Could she see him? Did she know where she was? Mama, he said, it's Peter. Do you want me to get Theo?
She seemed to be looking into some deep place inside herself, infinite and without borders, a place of eternity. Take care of your brother, Theo, she said. He's not strong, like you. Then she closed her eyes and did not open them again.
He had never told his brother about this. There seemed no point. There were times when he thought, wishfully, that he might have misheard her, or else could attribute these final words to the delirium of illness. But try as he might to construe them otherwise, her words and meaning seemed clear. After everything, the long days and nights he had cared for her, it was Theo she had placed at her bedside in her final hours; Theo to whom she had given the last words of her life.
Nothing more was said of the missing station crew. They fed the animals and then themselves and retired to the barracks, a cramped, foul-smelling room of bunk beds and soiled mattresses stuffed with musty straw. By the time Peter lay down, Finn and Rey were already snoring away. Peter wasn't accustomed to going to bed so early, but he'd been up for twenty-four hours straight and felt himself quickly drifting off.
He awoke disoriented, his mind still swimming in the current of anxious dreams. His internal clock told him it was half-night or later. All the men were still asleep, but Alicia's bunk was empty. He made his way down the dim hall to the control room, where he found her sitting at the long table, turning the pages of a book by the light of the panel. The clock read 02:33.
She lifted her eyes to meet his. "Don't know how you slept, with all that snoring."
He took a chair across from her. "I didn't, not really. What are you reading?"
She closed the book and rubbed her eyes with the tips of her fingers. "Damned if I know. I found it in the storage room. There's boxes and boxes of them." She slid it across the table to him. "Go ahead and look if you want."
Where the Wild Things Are, the title read. A thin volume, containing mostly pictures.
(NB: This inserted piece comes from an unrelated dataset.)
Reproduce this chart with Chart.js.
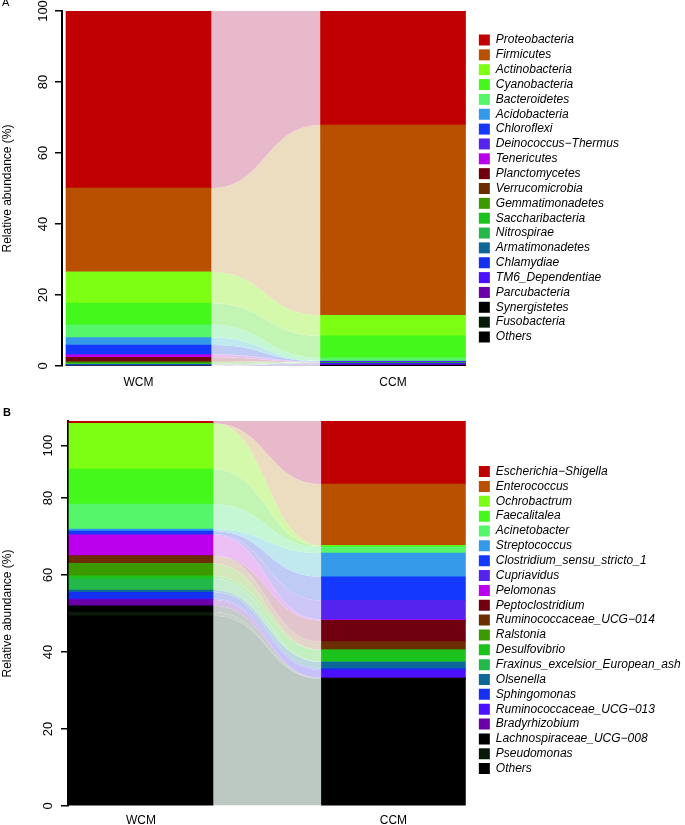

Peter turned the brittle, dusty-smelling pages one by one. A little boy in some kind of animal costume, with ears and a tail, brandishing a fork as he chased a small white dog; the boy's banishment to his room, and the room being enveloped by a forest, magically growing; a moonlit night descending, and a journey across the sea to an island of monsters, unimaginable beings of grasping claws and gnashing teeth and huge yellow eyes. The Wild Things.
"That whole business about the boy looking them in the eyes and telling them to be still," Alicia said. She yawned into her hand. "I don't see how that would do any good at all."
Peter closed the book and put it aside. He had no idea what to make of any of it, but that was the way of most things from the Time Before. How did people live? What did they eat, wear, think? Did they walk in the dark, as if this were nothing? If there were no virals, what made them afraid?
"I think it's all made up." He shrugged. "Just a story. I think he's dreaming."
Alicia lifted her eyebrows, her expression saying, Who knows? Who can say what the world used to be?
"I was actually hoping you'd wake up," she announced then, rising from her chair. She lifted a lantern from the floor. "I've got something to show you."
She led him back through the barracks and into one of the storage rooms. The walls were lined with metal shelving, stacked with supplies: greasy tools, coils of wire and solder, plastic jugs of water and alcohol. Alicia placed the lantern on the floor and stepped to one of the shelves and began to move its contents onto the floor.
"Well? Don't just stand there."
"What are you doing?"
"What does it look like? And keep your voice down-I don't want to wake the others."
When they'd cleared everything away, Alicia instructed him to stand at one end of the shelf, positioning herself on the opposite side. Peter realized that the back of the shelf was a sheet of plywood, concealing the wall behind it. They pulled the shelf away.
Alicia stepped forward and turned the ring and swung it open. A narrow, tubelike space, with a flight of metal stairs rising in a spiral. Metal crates were stacked against the wall. The stairs vanished in the gloom, some unknowable distance over Peter's head. The air was stale and choked with dust.